─── Record set

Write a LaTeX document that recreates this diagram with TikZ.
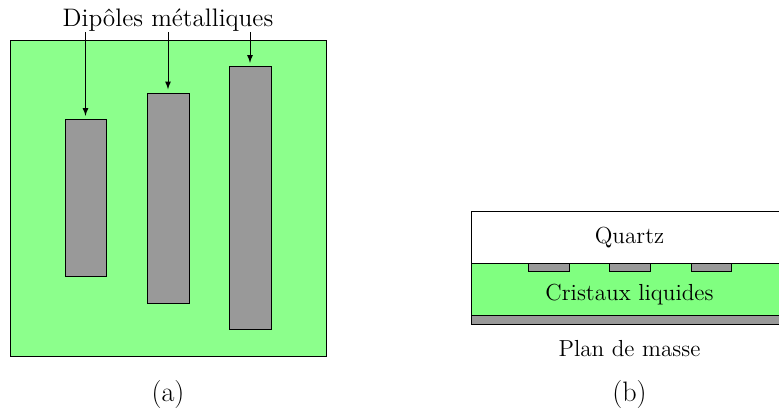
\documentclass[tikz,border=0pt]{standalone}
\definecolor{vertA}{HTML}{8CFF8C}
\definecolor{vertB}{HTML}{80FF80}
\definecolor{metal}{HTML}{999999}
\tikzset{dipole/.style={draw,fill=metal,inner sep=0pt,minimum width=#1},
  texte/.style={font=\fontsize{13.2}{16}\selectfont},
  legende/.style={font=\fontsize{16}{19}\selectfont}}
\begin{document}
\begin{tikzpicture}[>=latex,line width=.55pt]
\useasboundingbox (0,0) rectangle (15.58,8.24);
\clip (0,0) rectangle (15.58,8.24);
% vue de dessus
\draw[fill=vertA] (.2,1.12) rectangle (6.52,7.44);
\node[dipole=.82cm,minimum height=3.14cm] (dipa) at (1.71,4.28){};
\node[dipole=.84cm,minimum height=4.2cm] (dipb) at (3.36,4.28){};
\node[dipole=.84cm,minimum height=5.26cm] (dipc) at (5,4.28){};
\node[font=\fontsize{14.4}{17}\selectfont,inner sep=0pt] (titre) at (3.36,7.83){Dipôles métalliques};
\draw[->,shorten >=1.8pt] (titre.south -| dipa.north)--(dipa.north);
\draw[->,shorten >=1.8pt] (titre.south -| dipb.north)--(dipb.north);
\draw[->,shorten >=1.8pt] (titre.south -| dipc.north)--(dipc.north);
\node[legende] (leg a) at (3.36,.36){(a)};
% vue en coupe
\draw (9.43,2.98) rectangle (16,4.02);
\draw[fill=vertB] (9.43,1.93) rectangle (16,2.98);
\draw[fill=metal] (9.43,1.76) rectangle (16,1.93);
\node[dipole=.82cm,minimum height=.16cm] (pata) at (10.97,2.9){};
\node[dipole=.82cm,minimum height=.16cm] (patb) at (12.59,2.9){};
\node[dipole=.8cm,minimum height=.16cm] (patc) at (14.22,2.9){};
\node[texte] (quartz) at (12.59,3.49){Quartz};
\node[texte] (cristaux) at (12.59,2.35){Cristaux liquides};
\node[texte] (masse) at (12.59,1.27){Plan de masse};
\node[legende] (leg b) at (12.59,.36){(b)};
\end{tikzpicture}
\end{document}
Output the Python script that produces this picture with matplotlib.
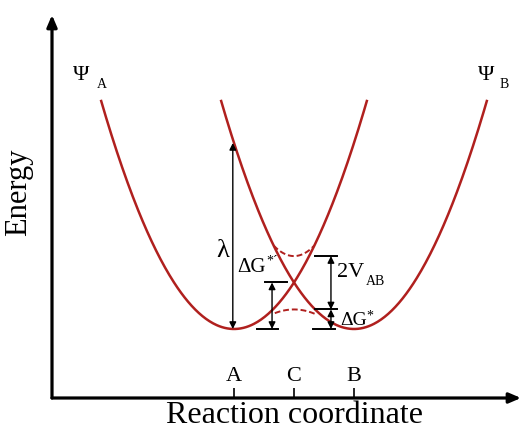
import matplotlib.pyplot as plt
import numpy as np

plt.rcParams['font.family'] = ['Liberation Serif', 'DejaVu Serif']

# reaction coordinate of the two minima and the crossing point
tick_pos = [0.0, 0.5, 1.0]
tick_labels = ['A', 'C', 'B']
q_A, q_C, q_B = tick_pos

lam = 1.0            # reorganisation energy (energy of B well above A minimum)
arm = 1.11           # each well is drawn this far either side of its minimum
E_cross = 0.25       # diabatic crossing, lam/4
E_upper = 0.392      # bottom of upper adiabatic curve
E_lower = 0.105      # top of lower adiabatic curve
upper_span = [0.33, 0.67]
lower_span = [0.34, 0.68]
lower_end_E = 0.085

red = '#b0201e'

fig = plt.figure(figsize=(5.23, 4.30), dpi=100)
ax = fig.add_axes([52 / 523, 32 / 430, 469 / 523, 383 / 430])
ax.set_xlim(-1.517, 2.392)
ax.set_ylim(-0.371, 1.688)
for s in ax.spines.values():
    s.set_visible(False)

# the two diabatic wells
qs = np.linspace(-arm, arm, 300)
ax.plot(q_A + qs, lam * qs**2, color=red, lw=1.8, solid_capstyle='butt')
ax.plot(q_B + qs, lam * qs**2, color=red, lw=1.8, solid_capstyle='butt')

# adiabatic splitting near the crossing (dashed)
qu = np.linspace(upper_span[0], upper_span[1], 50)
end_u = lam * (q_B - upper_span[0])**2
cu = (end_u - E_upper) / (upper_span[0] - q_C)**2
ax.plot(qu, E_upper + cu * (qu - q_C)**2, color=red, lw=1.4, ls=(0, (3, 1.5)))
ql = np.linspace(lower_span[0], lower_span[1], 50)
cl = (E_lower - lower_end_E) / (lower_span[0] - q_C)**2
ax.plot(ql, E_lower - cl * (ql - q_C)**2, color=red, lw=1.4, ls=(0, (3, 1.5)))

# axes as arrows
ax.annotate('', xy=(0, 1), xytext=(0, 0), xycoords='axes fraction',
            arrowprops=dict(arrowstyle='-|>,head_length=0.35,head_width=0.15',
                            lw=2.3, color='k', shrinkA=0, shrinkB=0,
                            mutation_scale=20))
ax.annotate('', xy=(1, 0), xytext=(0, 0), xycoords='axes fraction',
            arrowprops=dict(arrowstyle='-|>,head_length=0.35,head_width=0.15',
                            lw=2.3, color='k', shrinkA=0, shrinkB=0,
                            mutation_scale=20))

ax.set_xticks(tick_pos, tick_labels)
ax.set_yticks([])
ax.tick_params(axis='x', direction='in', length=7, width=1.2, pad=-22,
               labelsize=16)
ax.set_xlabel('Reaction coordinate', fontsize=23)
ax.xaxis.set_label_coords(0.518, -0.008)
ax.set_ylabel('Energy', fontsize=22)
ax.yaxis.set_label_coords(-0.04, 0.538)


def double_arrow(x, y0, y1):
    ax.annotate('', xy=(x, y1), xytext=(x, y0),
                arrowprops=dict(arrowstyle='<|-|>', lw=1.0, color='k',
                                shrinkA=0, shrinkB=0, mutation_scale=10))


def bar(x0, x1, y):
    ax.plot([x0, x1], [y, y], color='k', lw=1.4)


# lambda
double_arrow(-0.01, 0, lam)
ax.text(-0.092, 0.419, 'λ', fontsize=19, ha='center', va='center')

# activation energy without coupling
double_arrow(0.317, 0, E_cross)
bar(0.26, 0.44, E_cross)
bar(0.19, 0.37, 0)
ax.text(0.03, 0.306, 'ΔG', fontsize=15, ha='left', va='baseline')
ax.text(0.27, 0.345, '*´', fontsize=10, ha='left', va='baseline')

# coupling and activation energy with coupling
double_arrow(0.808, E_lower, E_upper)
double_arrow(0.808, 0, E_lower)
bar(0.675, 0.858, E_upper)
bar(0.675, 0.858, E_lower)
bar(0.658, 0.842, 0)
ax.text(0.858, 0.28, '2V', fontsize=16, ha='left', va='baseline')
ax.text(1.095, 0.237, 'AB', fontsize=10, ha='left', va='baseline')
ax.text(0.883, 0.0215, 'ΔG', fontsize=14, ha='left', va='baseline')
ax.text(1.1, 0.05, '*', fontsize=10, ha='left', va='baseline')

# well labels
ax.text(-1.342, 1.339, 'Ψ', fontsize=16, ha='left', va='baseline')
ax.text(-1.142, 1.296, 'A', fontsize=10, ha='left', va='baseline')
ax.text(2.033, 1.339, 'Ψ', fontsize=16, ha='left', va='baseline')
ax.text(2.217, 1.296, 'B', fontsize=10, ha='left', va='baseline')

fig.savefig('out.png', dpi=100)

──────

Your objective: Show every line from the listing above in which the string "that" appears.

Answer to the task:
Write a LaTeX document that recreates this diagram with TikZ.
Output the Python script that produces this picture with matplotlib.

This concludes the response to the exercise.